Helicopter video shows border fencing along New Mexico state land near the Santa Teresa International Port of Entry, as it stood in summer 2017. USA TODAY NETWORK


ALBUQUERQUE - New Mexico Gov. Susana Martinez is questioning a decision by the state’s top elected land manager to block federal authorities from accessing state trust land along the U.S.-Mexico border.

Land Commissioner Aubrey Dunn contends the federal government never received permission and has not paid the state for easements or rights of way to use the property.

Dunn has reached out to federal officials in hopes of reaching an agreement but has yet to hear back.
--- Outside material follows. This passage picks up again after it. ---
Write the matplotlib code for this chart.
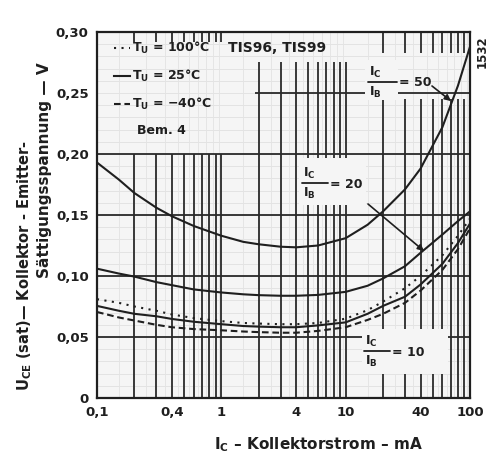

He cordoned off the property Tuesday.

More: New Mexico land boss to Border Patrol: Stop trespassing

Martinez said she was surprised to hear about the dust up, saying more conversations should have been held with the federal government given that border security is a top priority.

The two-term Republican governor said the move to keep border patrol officers out of the area was “not well thought out.”

Dunn and Martinez have not always seen eye-to-eye. The animosity between the politicians reached a crescendo in August and September of 2017 when Dunn accused Martinez and her political advisor, Jay McCleskey, of trying to sink his campaign for the US congressional seat in southern New Mexico.

Dunn, then a Republican, later dropped out of the race, registered as a Libertarian and entered the US Senate race.